Increased interaction among people with distinct perspectives can lead to increased conflict.

The multiplicity of available data can alleviate this burden by offering an informed avenue for comprehension. Parsing these data sources for relevant information is a time intensive and academically challenging task.

The research, conducted by MSDS students Colin Cassady, Fandi Lin and Thomas Molinari, looks to explore the practicality of parsing these sources of data by attempting to surface latent cultural structures from organized texts.
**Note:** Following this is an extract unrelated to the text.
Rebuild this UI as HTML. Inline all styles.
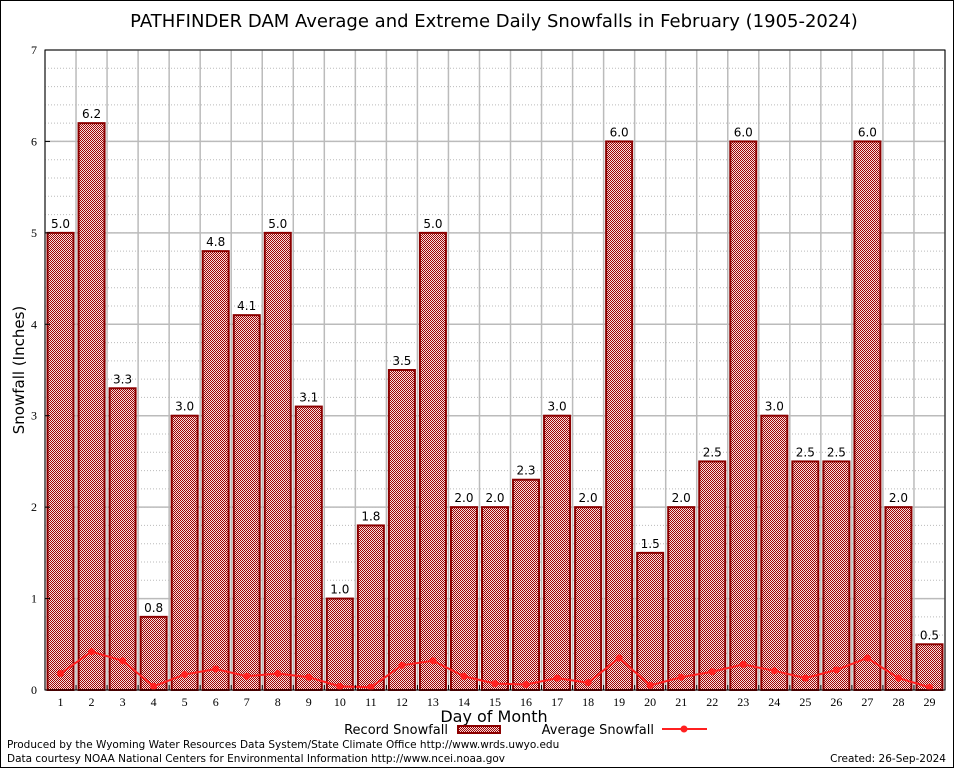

By analyzing sources that heavily rely on nationalistic subtexts, our research looks to find non-obvious sentiment on latent cultural events and topics that would typically require dedicated research to discover and dissect.

The two data sources this work considers are nationalist journalistic efforts: An Phoblacht and TamilNet.  The team explored different paradigms for latent variable discovery in textual data, including topic modeling and word embedding, and synthesized them with sentiment analysis to produce a composite model for discovering and classifying unseen cultural context within the text.

Cassady, Lin and Molinari paid additional consideration to evaluating how these composite models shift over time and what implications this holds for identifying patterns of reaction for these populations. 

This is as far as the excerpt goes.